Directions for this task :: Word for word, extract the first line of the records below and each line after it, up to and including the line with "text] (headC) at". Pictures are left out.

Charts and diagrams as code:
______________________________
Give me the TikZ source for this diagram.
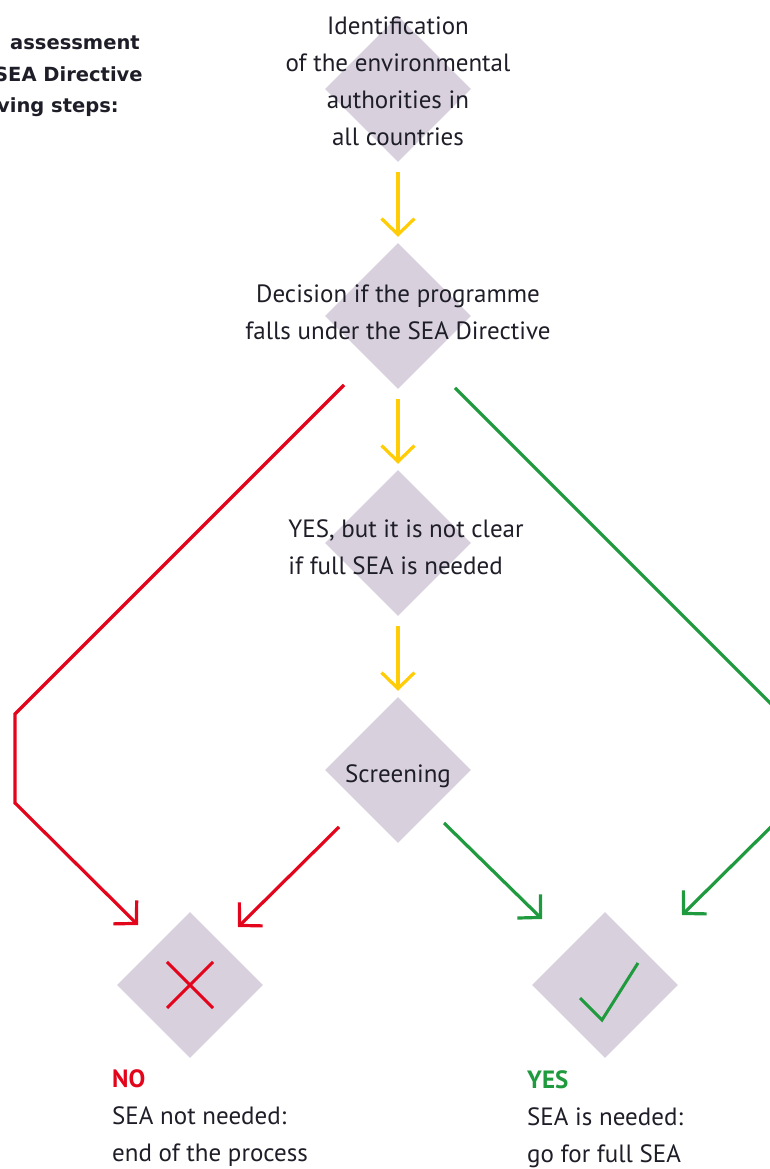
\documentclass[tikz,border=0pt]{standalone}
\usepackage{fontspec}
\setmainfont{PT Sans}
\newfontfamily\headfont{DejaVu Sans}
\usepackage{tikz}
\usetikzlibrary{shapes.geometric}
\usetikzlibrary{positioning}
\usetikzlibrary{arrows.meta}

\definecolor{stepfill}{HTML}{D9D0DE}
\definecolor{noRed}{HTML}{E3051B}
\definecolor{yesGreen}{HTML}{1F9A3E}
\definecolor{flowYellow}{HTML}{FFCC05}
\definecolor{inkText}{HTML}{1E1E28}

\begin{document}
\begin{tikzpicture}[>={Straight Barb[length=16pt,width=33pt]},x=1pt,y=1pt,
	node distance=227pt,on grid,
	step node/.style={diamond,fill=stepfill,minimum width=146pt,minimum height=146pt,inner sep=0pt},
	step text/.style={font=\fontsize{25}{37}\selectfont,text=inkText,align=center,inner sep=0pt},
	result text/.style={font=\fontsize{25}{37}\selectfont,text=inkText,align=left,inner sep=0pt,anchor=base west},
	head text/.style={font=\headfont\bfseries\fontsize{19.5}{32}\selectfont,text=inkText,inner sep=0pt,anchor=base west},
	yellow arrow/.style={flowYellow,line width=3.2pt,->,shorten <=10pt,shorten >=6pt},
	red line/.style={noRed,line width=3.2pt},
	green line/.style={yesGreen,line width=3.2pt}]
	
	\useasboundingbox (0,0) rectangle (770,1169);
	
	% heading, cut off at the left edge
	\node[head text] (headA) at (10,1119) {assessment};
	\node[head text] (headB) at (-6,1087) {SEA Directive};
	\node[head text] (headC) at (-3,1056) {ving steps:};
	
	\node[step node,label={[step text,yshift=8pt]center:{Identification\\of the environmental\\authorities in\\all countries}}] (ident) at (398,1080) {};
	\node[step node,label={[step text,yshift=4pt]center:{Decision if the programme\\falls under the SEA Directive}}] (dec) [below=of ident] {};
	\node[step node,label={[step text,align=left,xshift=8pt,yshift=-4pt]center:{YES, but it is not clear\\if full SEA is needed}}] (unclear) [below=of dec] {};
	\node[step node,label={[step text,yshift=-6pt]center:{Screening}}] (scr) [below=of unclear] {};
	\node[step node] (no) [below left=215pt and 208pt of scr] {};
	\node[step node] (yes) [below right=215pt and 207pt of scr] {};
	
	% base is the last line here
	\node[result text] (noText) at (112,7) {\textbf{\textcolor{noRed}{NO}}\\SEA not needed:\\end of the process};
	\node[result text] (yesText) at (527,6) {\textbf{\textcolor{yesGreen}{YES}}\\SEA is needed:\\go for full SEA};
	
	\draw[yellow arrow] (ident) -- (dec);
	\draw[yellow arrow] (dec) -- (unclear);
	\draw[yellow arrow] (unclear) -- (scr);
	
	\draw[red line,->] ([shift={(-54pt,-69pt)}]dec.center) -- ++(-329pt,-329pt) -- ++(0pt,-89pt) -- ([shift={(-52pt,60pt)}]no.center);
	\draw[red line,->] ([shift={(-59pt,-57pt)}]scr.center) -- ([shift={(48pt,58pt)}]no.center);
	\draw[green line,->] ([shift={(46pt,-53pt)}]scr.center) -- ([shift={(-63pt,66pt)}]yes.center);
	\draw[green line,->] ([shift={(57pt,-72pt)}]dec.center) -- ++(326pt,-326pt) -- ++(0pt,-103pt) -- ([shift={(77pt,70pt)}]yes.center);
	
	% marks
	\draw[red line,line width=3pt] ([shift={(-23pt,23pt)}]no.center) -- ([shift={(23pt,-23pt)}]no.center);
	\draw[red line,line width=3pt] ([shift={(-23pt,-23pt)}]no.center) -- ([shift={(23pt,23pt)}]no.center);
	\draw[green line,line width=3pt] ([shift={(-25pt,-13pt)}]yes.center) -- ([shift={(-3pt,-35pt)}]yes.center) -- ([shift={(33pt,22pt)}]yes.center);
\end{tikzpicture}
\end{document}
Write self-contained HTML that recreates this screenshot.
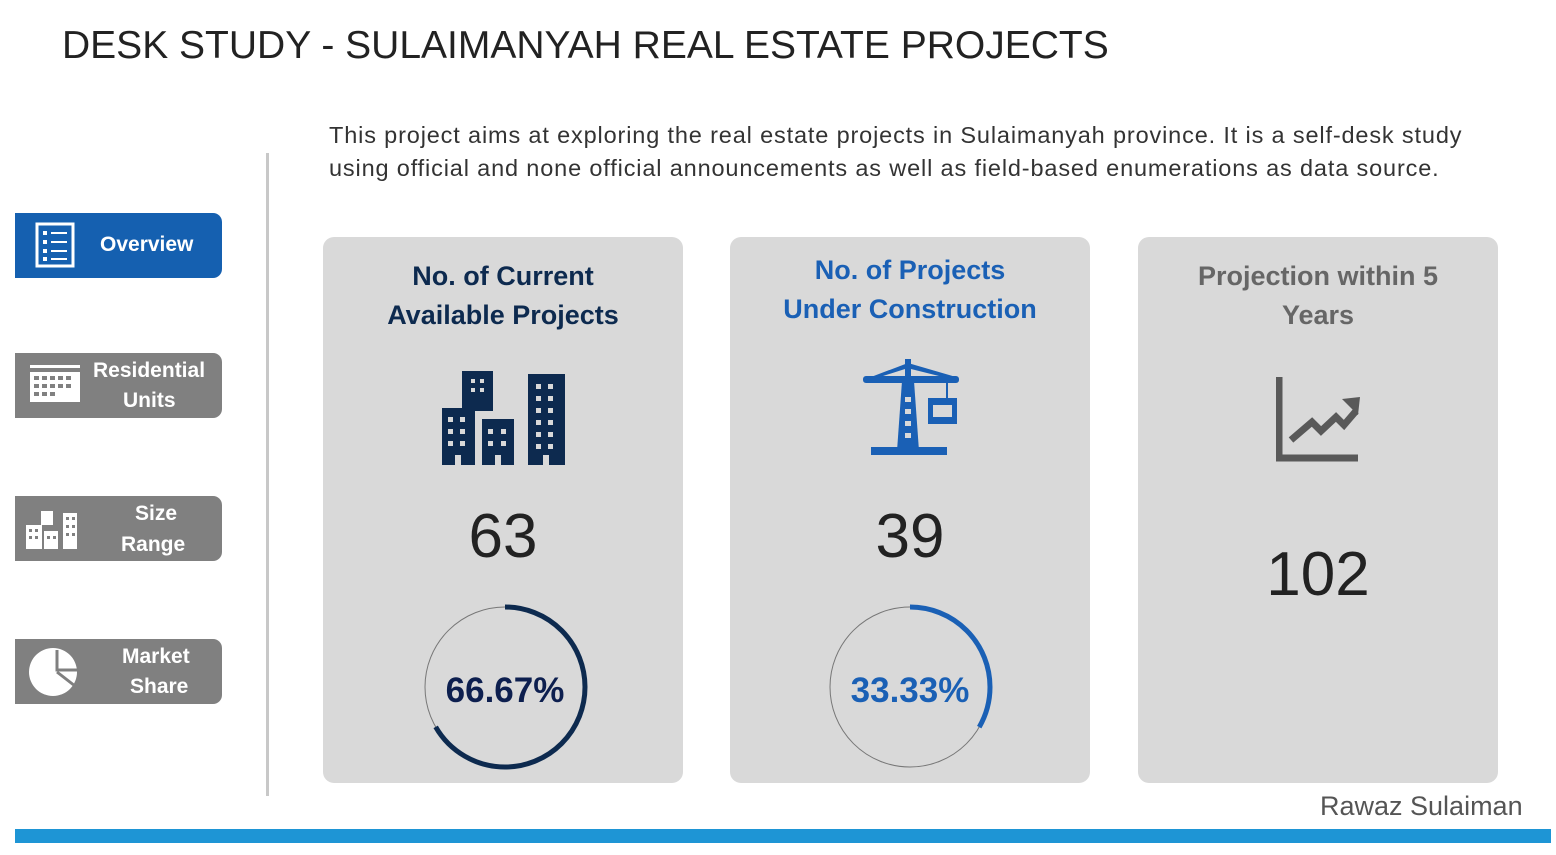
<!DOCTYPE html>
<html><head><meta charset="utf-8"><style>
body{margin:0;width:1556px;height:855px;background:#fff;position:relative;overflow:hidden;font-family:"Liberation Sans",sans-serif}
.a{position:absolute}
.title{left:62px;top:24px;font-size:39px;color:#222;white-space:nowrap}
.intro{left:329px;top:119px;font-size:23.5px;line-height:33px;color:#333;width:1220px;letter-spacing:0.85px;white-space:nowrap}
.btn{position:absolute;left:15px;width:207px;height:65px;border-radius:0 9px 9px 0;background:#808080;color:#fff;font-weight:bold;font-size:21px;text-align:center;line-height:30px}
.card{position:absolute;top:237px;width:360px;height:546px;background:#d9d9d9;border-radius:11px}
.ct{position:absolute;left:0;width:100%;text-align:center;font-weight:bold;font-size:27px;line-height:39px}
.num{position:absolute;left:0;width:100%;text-align:center;font-size:62px;color:#222}
</style></head><body>
<div class="a title">DESK STUDY - SULAIMANYAH REAL ESTATE PROJECTS</div>
<div class="a intro">This project aims at exploring the real estate projects in Sulaimanyah province. It is a self-desk study<br>using official and none official announcements as well as field-based enumerations as data source.</div>
<div class="a" style="left:266px;top:153px;width:3px;height:643px;background:#c8c8c8"></div>

<div class="btn" style="top:213px;background:#1560b0;">
<svg class="a" style="left:20px;top:9px" width="40" height="46"><rect x="2" y="2" width="36" height="42" fill="none" stroke="#fff" stroke-width="3"/><g fill="#fff"><rect x="8" y="9" width="4" height="4"/><rect x="8" y="18" width="4" height="4"/><rect x="8" y="27" width="4" height="4"/><rect x="8" y="35" width="4" height="4"/><rect x="16" y="10" width="16" height="2"/><rect x="16" y="19" width="16" height="2"/><rect x="16" y="28" width="16" height="2"/><rect x="16" y="36" width="16" height="2"/></g></svg>
<span class="a" style="left:85px;top:17px">Overview</span></div>

<div class="btn" style="top:353px">
<svg class="a" style="left:15px;top:10px" width="50" height="40"><rect x="0" y="2" width="50" height="3" fill="#fff"/><rect x="0" y="9" width="50" height="30" fill="#fff"/><g fill="#808080"><rect x="4" y="13" width="5" height="4"/><rect x="12" y="13" width="5" height="4"/><rect x="20" y="13" width="5" height="4"/><rect x="28" y="13" width="5" height="4"/><rect x="36" y="13" width="5" height="4"/><rect x="4" y="21" width="5" height="4"/><rect x="12" y="21" width="5" height="4"/><rect x="20" y="21" width="5" height="4"/><rect x="28" y="21" width="5" height="4"/><rect x="36" y="21" width="5" height="4"/><rect x="4" y="29" width="5" height="4"/><rect x="12" y="29" width="5" height="4"/><rect x="20" y="29" width="5" height="4"/></g></svg>
<span class="a" style="left:78px;top:3px">Residential</span><span class="a" style="left:108px;top:33px">Units</span></div>

<div class="btn" style="top:496px">
<svg class="a" style="left:11px;top:15px" width="58" height="38" fill="#fff"><rect x="15" y="0" width="12" height="14"/><rect x="0" y="14" width="16" height="24"/><rect x="18" y="20" width="14" height="18"/><rect x="37" y="2" width="14" height="36"/><g fill="#808080"><rect x="3" y="18" width="3" height="3"/><rect x="9" y="18" width="3" height="3"/><rect x="3" y="25" width="3" height="3"/><rect x="9" y="25" width="3" height="3"/><rect x="21" y="25" width="3" height="3"/><rect x="27" y="25" width="3" height="3"/><rect x="40" y="6" width="3" height="3"/><rect x="46" y="6" width="3" height="3"/><rect x="40" y="14" width="3" height="3"/><rect x="46" y="14" width="3" height="3"/><rect x="40" y="22" width="3" height="3"/><rect x="46" y="22" width="3" height="3"/></g></svg>
<span class="a" style="left:120px;top:3px">Size</span><span class="a" style="left:106px;top:34px">Range</span></div>

<div class="btn" style="top:639px">
<svg class="a" style="left:12px;top:9px" width="56" height="48"><circle cx="26" cy="24" r="24" fill="#fff"/><path d="M30 2 L30 22 L54 22" stroke="#808080" stroke-width="3" fill="none"/><path d="M30 24 L48 38" stroke="#808080" stroke-width="3"/></svg>
<span class="a" style="left:107px;top:3px">Market</span><span class="a" style="left:115px;top:33px">Share</span></div>

<div class="card" style="left:323px">
<div class="ct" style="top:20px;color:#0d2a4f">No. of Current<br>Available Projects</div>
<svg class="a" style="left:119px;top:134px" width="125" height="94" fill="#0d2a4f"><rect x="20" y="0" width="31" height="40"/><rect x="0" y="37" width="33" height="57"/><rect x="40" y="48" width="32" height="46"/><rect x="86" y="3" width="37" height="91"/>
<g fill="#d9d9d9"><rect x="29" y="8" width="4" height="4"/><rect x="38" y="8" width="4" height="4"/><rect x="29" y="17" width="4" height="4"/><rect x="38" y="17" width="4" height="4"/>
<rect x="6" y="46" width="5" height="5"/><rect x="18" y="46" width="5" height="5"/><rect x="6" y="58" width="5" height="5"/><rect x="18" y="58" width="5" height="5"/><rect x="6" y="70" width="5" height="5"/><rect x="18" y="70" width="5" height="5"/><rect x="13" y="84" width="6" height="10"/>
<rect x="46" y="58" width="5" height="5"/><rect x="59" y="58" width="5" height="5"/><rect x="46" y="70" width="5" height="5"/><rect x="59" y="70" width="5" height="5"/><rect x="53" y="84" width="6" height="10"/>
<rect x="94" y="13" width="5" height="5"/><rect x="106" y="13" width="5" height="5"/><rect x="94" y="25" width="5" height="5"/><rect x="106" y="25" width="5" height="5"/><rect x="94" y="37" width="5" height="5"/><rect x="106" y="37" width="5" height="5"/><rect x="94" y="49" width="5" height="5"/><rect x="106" y="49" width="5" height="5"/><rect x="94" y="61" width="5" height="5"/><rect x="106" y="61" width="5" height="5"/><rect x="94" y="73" width="5" height="5"/><rect x="106" y="73" width="5" height="5"/><rect x="101" y="84" width="6" height="10"/></g></svg>
<div class="num" style="top:264px">63</div>
<svg class="a" style="left:97px;top:365px" width="170" height="170"><circle cx="85" cy="85" r="80" fill="none" stroke="#777" stroke-width="1"/><circle cx="85" cy="85" r="80" fill="none" stroke="#0d2a4f" stroke-width="5" stroke-dasharray="335.1 1000" transform="rotate(-90 85 85)"/></svg>
<div class="a" style="left:0;width:364px;text-align:center;top:434px;font-size:35px;font-weight:bold;color:#0d1f4f">66.67%</div>
</div>

<div class="card" style="left:730px">
<div class="ct" style="top:14px;color:#1a60b5">No. of Projects<br>Under Construction</div>
<svg class="a" style="left:131px;top:122px" width="100" height="100" fill="#1a60b5"><rect x="2" y="17" width="96" height="7" rx="3"/><rect x="44" y="0" width="6" height="18"/><polygon points="10,18 47,4 95,18"/><polygon points="41,22 53,22 58,92 36,92"/><rect x="10" y="88" width="76" height="8"/><rect x="85" y="22" width="2" height="18"/><rect x="67" y="39" width="29" height="26"/><g fill="#d9d9d9"><rect x="72" y="46" width="19" height="12"/><rect x="44" y="38" width="6" height="5"/><rect x="44" y="50" width="6" height="5"/><rect x="44" y="62" width="6" height="5"/><rect x="44" y="74" width="6" height="5"/><polygon points="22,17 44,10 44,17"/><polygon points="50,10 78,17 50,17"/></g></svg>
<div class="num" style="top:264px">39</div>
<svg class="a" style="left:95px;top:365px" width="170" height="170"><circle cx="85" cy="85" r="80" fill="none" stroke="#777" stroke-width="1"/><circle cx="85" cy="85" r="80" fill="none" stroke="#1a60b5" stroke-width="5" stroke-dasharray="167.6 1000" transform="rotate(-90 85 85)"/></svg>
<div class="a" style="left:0;width:360px;text-align:center;top:434px;font-size:35px;font-weight:bold;color:#1a60b5">33.33%</div>
</div>

<div class="card" style="left:1138px">
<div class="ct" style="top:20px;color:#666">Projection within 5<br>Years</div>
<svg class="a" style="left:138px;top:138px" width="86" height="88"><path d="M3 2 L3 83 L82 83" stroke="#595959" stroke-width="7" fill="none"/><path d="M15 65 L36 47 L45 56 L60 42 L68 50 L80 36" stroke="#595959" stroke-width="7" fill="none"/><polygon points="66,24 84,22 82,40" fill="#595959"/></svg>
<div class="num" style="top:302px">102</div>
</div>

<div class="a" style="left:1320px;top:791px;font-size:27px;color:#555">Rawaz Sulaiman</div>
<div class="a" style="left:15px;top:829px;width:1536px;height:14px;background:#1e95d5"></div>
</body></html>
______________________________
Task answer ::
Give me the TikZ source for this diagram.
\documentclass[tikz,border=0pt]{standalone}
\usepackage{fontspec}
\setmainfont{PT Sans}
\newfontfamily\headfont{DejaVu Sans}
\usepackage{tikz}
\usetikzlibrary{shapes.geometric}
\usetikzlibrary{positioning}
\usetikzlibrary{arrows.meta}

\definecolor{stepfill}{HTML}{D9D0DE}
\definecolor{noRed}{HTML}{E3051B}
\definecolor{yesGreen}{HTML}{1F9A3E}
\definecolor{flowYellow}{HTML}{FFCC05}
\definecolor{inkText}{HTML}{1E1E28}

\begin{document}
\begin{tikzpicture}[>={Straight Barb[length=16pt,width=33pt]},x=1pt,y=1pt,
	node distance=227pt,on grid,
	step node/.style={diamond,fill=stepfill,minimum width=146pt,minimum height=146pt,inner sep=0pt},
	step text/.style={font=\fontsize{25}{37}\selectfont,text=inkText,align=center,inner sep=0pt},
	result text/.style={font=\fontsize{25}{37}\selectfont,text=inkText,align=left,inner sep=0pt,anchor=base west},
	head text/.style={font=\headfont\bfseries\fontsize{19.5}{32}\selectfont,text=inkText,inner sep=0pt,anchor=base west},
	yellow arrow/.style={flowYellow,line width=3.2pt,->,shorten <=10pt,shorten >=6pt},
	red line/.style={noRed,line width=3.2pt},
	green line/.style={yesGreen,line width=3.2pt}]
	
	\useasboundingbox (0,0) rectangle (770,1169);
	
	% heading, cut off at the left edge
	\node[head text] (headA) at (10,1119) {assessment};
	\node[head text] (headB) at (-6,1087) {SEA Directive};
	\node[head text] (headC) at (-3,1056) {ving steps:};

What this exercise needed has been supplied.